Write out the listing from the line with "Write the matplotlib code for this chart." to the line with "plt.rcParams['font.size'] = 7.5", both lines included, exactly and nothing beyond. Leave pictures out.
══ SUPPLIED RECORDS
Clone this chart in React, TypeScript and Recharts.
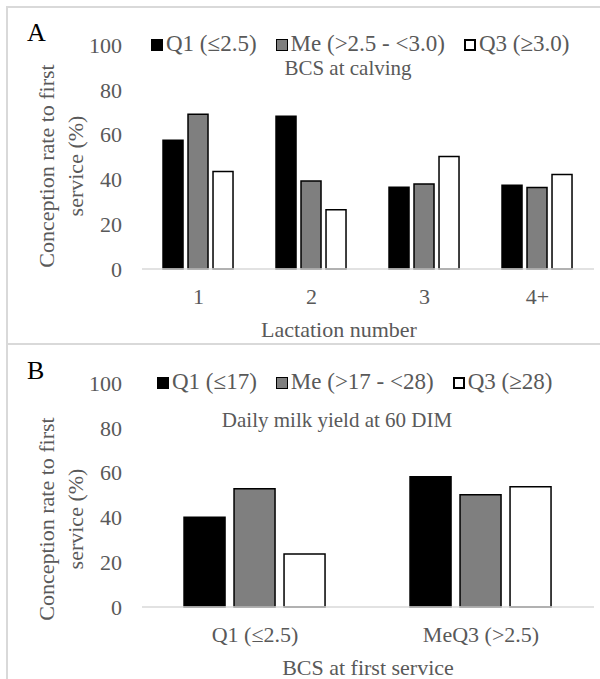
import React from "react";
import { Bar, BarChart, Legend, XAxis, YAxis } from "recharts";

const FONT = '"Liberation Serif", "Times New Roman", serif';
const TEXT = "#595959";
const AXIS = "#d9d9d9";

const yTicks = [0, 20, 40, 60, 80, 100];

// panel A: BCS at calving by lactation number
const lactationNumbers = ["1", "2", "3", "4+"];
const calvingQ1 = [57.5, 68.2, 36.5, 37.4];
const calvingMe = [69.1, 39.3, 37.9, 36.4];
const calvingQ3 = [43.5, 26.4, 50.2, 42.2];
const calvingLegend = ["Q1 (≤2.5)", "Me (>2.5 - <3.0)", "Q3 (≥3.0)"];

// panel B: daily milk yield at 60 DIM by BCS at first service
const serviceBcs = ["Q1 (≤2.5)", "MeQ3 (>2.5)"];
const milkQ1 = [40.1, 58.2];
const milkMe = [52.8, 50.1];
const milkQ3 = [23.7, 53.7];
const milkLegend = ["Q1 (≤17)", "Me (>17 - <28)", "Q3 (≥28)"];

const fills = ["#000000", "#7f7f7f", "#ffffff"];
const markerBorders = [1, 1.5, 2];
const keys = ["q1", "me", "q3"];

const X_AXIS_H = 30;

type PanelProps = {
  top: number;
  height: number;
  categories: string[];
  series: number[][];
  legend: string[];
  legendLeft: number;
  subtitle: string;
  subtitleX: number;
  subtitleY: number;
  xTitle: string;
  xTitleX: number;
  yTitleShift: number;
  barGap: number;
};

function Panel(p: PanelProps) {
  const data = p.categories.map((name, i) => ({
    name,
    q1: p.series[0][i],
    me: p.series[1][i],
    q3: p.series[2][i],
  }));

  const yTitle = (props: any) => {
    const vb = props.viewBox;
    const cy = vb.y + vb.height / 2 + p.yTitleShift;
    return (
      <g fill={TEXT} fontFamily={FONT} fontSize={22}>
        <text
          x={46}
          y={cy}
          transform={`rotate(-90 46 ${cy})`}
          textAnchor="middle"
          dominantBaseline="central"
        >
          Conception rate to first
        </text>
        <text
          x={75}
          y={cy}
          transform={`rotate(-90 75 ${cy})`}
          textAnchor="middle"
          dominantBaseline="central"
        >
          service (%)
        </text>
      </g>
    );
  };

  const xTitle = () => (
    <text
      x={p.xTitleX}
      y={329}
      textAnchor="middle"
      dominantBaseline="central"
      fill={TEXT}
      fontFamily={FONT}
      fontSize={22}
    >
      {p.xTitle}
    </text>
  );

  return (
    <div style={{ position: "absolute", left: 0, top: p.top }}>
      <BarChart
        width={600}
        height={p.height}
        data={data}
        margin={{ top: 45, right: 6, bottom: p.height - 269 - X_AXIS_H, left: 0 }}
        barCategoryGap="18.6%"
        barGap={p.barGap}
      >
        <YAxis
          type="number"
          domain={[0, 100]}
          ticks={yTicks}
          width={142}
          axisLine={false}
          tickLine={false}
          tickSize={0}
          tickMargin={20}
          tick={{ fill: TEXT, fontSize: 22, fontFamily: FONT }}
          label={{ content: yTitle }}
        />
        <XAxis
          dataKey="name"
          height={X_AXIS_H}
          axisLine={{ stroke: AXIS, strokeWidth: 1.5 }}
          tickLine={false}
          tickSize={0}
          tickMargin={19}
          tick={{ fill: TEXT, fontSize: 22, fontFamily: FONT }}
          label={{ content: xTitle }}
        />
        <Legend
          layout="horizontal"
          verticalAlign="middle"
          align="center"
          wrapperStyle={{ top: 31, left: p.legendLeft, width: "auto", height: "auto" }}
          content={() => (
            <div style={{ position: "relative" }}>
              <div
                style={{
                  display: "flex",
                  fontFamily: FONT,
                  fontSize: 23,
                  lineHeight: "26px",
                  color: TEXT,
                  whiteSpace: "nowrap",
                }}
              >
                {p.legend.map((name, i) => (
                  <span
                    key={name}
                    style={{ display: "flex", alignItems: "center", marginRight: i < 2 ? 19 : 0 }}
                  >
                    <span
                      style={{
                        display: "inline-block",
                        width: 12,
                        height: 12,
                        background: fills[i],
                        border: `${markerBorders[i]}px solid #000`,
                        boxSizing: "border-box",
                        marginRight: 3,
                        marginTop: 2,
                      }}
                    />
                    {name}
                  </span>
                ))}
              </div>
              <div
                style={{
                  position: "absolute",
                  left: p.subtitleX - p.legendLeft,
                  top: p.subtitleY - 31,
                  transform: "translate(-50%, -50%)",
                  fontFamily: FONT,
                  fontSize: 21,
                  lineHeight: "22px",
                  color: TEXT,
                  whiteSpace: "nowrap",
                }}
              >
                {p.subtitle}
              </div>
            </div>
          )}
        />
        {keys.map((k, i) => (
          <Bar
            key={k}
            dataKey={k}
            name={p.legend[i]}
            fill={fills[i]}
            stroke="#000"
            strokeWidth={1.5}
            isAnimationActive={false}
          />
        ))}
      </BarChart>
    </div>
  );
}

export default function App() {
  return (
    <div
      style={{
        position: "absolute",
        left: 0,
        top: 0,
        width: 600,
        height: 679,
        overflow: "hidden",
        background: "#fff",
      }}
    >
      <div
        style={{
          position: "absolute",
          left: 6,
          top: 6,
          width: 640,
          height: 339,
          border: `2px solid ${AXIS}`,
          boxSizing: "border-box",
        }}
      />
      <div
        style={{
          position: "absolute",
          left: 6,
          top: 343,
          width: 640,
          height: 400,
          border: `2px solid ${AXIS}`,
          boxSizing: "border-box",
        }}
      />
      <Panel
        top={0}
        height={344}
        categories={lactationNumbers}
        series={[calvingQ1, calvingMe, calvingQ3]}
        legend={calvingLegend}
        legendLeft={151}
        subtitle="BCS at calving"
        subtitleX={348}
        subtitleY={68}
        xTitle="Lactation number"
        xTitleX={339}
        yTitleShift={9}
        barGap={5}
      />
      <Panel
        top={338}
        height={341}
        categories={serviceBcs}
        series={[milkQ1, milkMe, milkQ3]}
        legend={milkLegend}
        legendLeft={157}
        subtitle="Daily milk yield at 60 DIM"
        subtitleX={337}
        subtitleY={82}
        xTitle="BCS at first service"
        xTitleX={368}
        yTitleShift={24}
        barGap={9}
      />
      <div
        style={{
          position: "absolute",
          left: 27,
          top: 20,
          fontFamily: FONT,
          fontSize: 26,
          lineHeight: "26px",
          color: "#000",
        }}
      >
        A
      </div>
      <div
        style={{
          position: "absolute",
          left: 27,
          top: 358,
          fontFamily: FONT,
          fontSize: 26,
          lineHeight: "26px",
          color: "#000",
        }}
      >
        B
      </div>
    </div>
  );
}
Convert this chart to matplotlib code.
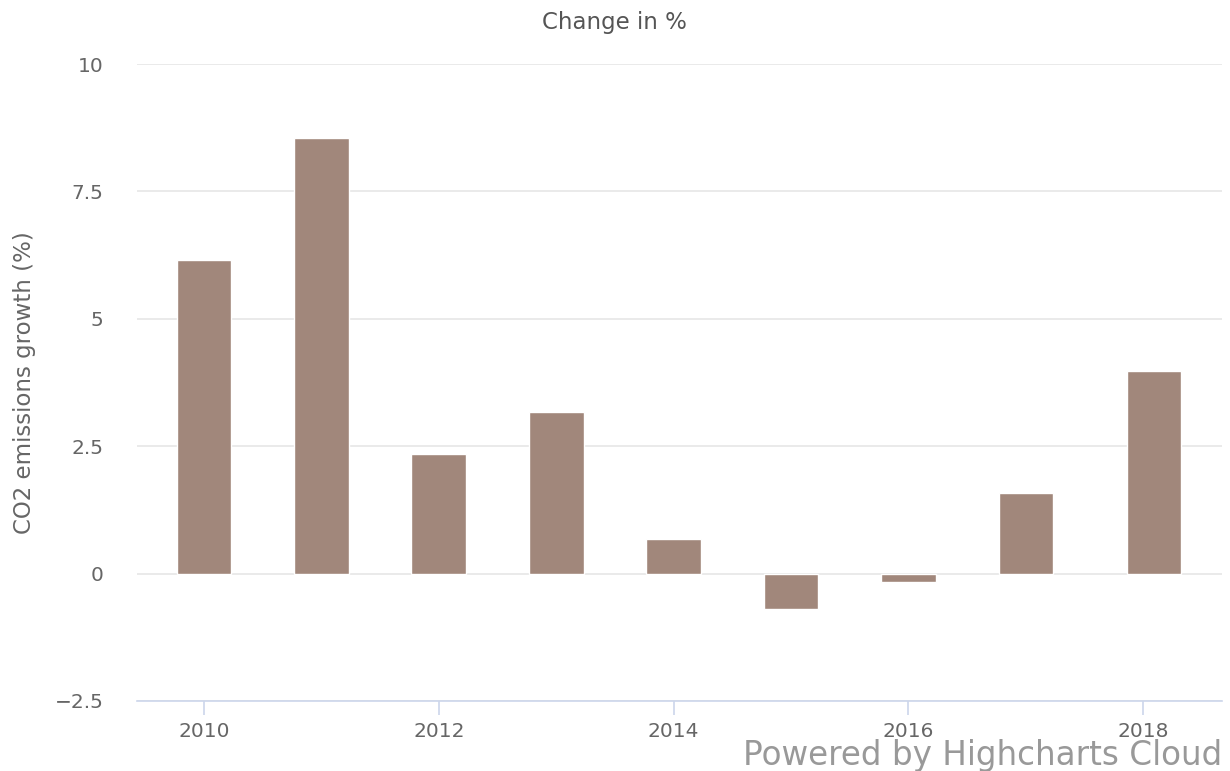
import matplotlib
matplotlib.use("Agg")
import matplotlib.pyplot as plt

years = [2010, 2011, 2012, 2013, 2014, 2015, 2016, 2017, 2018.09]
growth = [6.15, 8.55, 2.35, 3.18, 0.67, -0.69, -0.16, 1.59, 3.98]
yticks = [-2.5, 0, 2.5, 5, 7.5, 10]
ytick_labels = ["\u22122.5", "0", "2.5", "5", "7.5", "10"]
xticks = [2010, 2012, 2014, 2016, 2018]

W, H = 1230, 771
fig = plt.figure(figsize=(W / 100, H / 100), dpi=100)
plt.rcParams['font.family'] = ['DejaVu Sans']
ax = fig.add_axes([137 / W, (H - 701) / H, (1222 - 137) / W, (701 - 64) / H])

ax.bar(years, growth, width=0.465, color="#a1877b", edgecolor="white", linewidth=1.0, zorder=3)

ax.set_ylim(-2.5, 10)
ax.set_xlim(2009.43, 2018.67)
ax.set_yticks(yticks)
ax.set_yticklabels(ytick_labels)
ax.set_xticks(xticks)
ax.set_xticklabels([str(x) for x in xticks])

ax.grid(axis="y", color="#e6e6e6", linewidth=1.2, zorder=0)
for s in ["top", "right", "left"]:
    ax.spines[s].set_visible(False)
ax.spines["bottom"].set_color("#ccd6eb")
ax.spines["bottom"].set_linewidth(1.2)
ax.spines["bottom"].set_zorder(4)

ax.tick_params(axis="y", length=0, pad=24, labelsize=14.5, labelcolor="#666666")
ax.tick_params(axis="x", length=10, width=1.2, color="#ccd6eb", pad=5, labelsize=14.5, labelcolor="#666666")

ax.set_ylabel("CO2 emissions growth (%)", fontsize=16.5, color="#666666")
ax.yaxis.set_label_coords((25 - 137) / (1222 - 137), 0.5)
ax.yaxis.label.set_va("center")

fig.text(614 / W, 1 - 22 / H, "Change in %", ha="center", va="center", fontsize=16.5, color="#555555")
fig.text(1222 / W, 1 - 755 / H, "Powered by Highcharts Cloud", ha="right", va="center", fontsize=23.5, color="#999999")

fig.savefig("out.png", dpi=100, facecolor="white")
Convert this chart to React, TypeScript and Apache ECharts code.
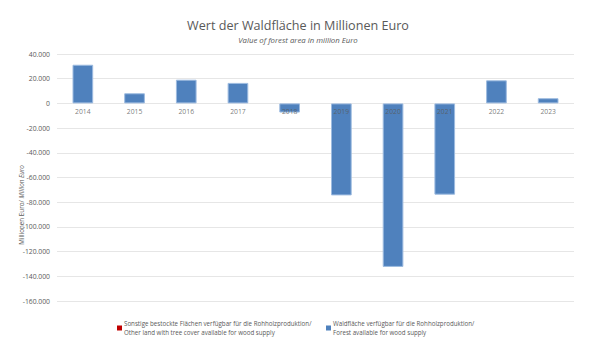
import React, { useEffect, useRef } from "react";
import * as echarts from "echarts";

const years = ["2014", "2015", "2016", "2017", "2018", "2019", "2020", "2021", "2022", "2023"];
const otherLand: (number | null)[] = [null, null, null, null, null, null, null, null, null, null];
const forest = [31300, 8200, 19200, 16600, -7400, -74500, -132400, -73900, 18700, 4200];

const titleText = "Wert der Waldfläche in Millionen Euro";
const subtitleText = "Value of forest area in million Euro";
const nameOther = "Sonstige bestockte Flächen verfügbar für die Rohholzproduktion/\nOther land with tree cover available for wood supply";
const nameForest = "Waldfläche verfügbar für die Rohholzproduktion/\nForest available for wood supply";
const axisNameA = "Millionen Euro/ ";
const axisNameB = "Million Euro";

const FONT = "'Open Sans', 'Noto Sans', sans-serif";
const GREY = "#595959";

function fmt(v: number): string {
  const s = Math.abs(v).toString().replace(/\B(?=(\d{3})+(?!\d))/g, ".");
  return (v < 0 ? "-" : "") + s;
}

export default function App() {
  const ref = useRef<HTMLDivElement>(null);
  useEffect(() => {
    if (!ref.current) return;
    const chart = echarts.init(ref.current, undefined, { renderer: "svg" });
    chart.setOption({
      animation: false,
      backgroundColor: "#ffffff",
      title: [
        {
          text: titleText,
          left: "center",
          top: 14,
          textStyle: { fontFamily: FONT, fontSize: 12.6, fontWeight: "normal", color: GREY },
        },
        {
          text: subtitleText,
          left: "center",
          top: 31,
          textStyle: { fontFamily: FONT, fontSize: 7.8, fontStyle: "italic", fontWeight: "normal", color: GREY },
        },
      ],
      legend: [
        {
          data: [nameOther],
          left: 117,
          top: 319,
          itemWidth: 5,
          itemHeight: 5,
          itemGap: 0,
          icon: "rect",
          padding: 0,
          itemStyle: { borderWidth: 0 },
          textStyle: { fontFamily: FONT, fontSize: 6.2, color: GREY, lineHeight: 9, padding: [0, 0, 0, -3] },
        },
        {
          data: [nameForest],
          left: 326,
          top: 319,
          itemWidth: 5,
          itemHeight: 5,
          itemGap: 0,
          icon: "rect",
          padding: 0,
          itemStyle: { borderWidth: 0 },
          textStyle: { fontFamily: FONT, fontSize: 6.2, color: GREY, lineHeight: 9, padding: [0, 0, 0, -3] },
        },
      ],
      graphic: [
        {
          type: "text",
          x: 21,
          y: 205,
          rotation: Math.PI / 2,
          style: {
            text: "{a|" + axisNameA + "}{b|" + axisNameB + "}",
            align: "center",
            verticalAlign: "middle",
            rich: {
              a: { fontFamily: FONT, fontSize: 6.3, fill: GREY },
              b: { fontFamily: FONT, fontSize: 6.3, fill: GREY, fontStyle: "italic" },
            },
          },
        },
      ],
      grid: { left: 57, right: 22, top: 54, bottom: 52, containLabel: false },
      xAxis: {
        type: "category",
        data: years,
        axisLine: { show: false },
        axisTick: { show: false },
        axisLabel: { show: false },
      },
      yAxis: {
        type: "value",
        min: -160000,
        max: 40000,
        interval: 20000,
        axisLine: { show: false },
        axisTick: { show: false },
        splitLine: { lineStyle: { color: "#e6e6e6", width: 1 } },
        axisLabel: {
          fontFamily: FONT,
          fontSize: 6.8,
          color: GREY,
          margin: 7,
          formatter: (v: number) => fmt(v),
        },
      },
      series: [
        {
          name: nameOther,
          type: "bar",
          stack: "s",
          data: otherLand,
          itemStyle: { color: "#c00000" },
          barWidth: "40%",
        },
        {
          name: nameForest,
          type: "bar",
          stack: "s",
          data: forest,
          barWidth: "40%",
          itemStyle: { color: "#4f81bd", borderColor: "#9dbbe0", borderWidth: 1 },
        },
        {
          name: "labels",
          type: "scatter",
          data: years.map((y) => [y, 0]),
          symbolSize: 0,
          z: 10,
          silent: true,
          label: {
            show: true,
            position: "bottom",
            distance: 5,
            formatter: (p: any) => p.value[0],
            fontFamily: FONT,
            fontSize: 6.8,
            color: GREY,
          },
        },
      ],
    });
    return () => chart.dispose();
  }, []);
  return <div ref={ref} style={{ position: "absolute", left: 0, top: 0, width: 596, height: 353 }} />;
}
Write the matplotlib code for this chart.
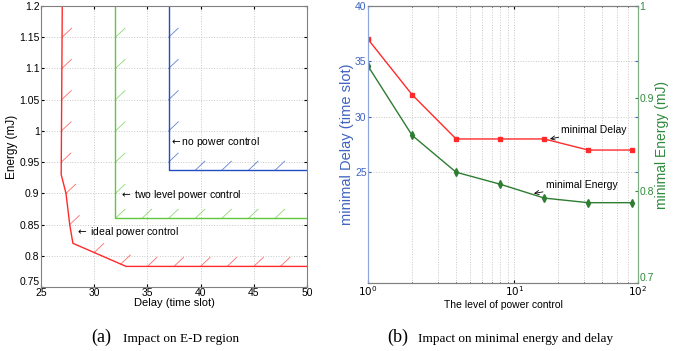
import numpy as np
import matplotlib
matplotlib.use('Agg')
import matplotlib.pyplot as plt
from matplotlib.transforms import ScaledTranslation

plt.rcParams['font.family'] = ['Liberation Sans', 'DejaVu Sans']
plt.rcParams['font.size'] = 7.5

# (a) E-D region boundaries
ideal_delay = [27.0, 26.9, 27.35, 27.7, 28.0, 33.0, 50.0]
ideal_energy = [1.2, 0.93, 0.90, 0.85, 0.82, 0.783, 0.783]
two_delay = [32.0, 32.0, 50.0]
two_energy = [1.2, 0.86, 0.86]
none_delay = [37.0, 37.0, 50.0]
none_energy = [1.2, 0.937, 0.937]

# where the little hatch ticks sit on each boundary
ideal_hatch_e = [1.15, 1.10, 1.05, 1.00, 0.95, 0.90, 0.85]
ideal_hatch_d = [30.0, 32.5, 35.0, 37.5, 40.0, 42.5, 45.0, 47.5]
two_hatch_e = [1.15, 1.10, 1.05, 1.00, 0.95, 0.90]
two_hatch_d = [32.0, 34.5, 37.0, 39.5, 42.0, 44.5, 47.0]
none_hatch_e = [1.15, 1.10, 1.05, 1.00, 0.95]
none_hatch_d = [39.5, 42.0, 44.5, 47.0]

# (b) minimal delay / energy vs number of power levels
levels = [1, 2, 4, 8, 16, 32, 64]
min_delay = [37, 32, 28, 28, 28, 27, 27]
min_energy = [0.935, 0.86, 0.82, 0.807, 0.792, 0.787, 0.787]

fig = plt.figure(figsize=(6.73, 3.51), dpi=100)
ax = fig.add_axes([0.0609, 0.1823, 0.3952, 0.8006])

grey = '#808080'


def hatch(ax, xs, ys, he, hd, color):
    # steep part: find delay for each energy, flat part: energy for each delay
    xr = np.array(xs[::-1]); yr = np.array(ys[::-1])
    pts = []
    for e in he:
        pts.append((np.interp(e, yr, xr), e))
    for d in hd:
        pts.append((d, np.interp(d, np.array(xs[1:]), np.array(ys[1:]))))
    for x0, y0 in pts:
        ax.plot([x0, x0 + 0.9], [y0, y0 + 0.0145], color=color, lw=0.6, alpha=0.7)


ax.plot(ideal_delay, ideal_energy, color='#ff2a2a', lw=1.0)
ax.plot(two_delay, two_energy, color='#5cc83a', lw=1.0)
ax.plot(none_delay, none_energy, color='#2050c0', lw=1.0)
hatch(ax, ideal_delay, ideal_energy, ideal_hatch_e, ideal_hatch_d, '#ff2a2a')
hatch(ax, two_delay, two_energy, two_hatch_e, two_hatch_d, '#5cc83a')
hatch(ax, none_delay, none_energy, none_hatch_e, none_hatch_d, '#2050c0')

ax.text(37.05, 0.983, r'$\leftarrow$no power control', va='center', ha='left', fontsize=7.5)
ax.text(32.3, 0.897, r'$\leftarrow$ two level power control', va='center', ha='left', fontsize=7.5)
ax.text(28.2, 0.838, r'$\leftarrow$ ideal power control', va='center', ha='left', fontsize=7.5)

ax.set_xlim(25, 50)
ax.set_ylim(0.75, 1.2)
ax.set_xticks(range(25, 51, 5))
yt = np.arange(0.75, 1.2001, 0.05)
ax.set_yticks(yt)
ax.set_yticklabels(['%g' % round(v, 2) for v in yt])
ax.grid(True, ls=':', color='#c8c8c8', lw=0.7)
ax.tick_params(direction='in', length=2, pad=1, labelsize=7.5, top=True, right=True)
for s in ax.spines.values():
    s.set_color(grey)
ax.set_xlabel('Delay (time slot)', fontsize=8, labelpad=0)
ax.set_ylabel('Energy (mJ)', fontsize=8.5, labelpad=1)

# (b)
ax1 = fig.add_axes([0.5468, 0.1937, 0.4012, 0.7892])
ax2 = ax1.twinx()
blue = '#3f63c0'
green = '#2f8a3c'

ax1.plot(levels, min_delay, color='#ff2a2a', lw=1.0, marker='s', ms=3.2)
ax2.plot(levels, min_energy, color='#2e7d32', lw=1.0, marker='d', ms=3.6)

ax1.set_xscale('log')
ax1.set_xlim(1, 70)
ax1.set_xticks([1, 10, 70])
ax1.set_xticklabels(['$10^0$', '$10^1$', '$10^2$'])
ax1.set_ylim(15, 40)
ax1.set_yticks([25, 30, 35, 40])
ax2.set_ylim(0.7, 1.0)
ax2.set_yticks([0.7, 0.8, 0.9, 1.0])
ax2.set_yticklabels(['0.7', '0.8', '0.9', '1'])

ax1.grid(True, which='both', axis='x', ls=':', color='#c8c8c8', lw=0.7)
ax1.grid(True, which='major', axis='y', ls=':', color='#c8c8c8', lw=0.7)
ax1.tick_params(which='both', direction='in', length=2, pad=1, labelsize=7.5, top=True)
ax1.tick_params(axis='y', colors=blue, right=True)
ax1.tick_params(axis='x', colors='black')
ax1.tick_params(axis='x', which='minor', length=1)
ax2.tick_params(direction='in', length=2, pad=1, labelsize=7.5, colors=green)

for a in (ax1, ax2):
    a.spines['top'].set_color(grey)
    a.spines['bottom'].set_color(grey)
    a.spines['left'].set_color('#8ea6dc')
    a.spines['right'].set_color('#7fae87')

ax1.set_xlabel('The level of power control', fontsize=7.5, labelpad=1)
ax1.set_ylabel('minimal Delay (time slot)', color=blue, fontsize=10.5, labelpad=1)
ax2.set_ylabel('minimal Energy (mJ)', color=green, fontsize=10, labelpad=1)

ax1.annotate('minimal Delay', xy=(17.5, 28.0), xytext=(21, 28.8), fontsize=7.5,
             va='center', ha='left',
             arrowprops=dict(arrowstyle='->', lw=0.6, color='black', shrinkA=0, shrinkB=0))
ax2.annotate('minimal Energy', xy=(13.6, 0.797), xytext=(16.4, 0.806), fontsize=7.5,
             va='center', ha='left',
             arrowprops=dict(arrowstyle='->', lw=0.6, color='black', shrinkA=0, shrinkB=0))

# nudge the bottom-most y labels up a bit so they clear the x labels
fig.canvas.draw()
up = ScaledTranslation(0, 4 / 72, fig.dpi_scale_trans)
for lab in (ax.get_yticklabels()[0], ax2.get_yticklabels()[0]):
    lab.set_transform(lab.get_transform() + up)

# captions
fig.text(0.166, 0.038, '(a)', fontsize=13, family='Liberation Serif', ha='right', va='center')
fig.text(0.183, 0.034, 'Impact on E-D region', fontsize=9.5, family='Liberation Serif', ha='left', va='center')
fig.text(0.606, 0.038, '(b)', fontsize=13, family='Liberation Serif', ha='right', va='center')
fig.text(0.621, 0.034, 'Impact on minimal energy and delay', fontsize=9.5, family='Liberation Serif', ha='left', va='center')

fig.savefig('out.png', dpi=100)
════
*OUTPUT*
Write the matplotlib code for this chart.
import numpy as np
import matplotlib
matplotlib.use('Agg')
import matplotlib.pyplot as plt
from matplotlib.transforms import ScaledTranslation

plt.rcParams['font.family'] = ['Liberation Sans', 'DejaVu Sans']
plt.rcParams['font.size'] = 7.5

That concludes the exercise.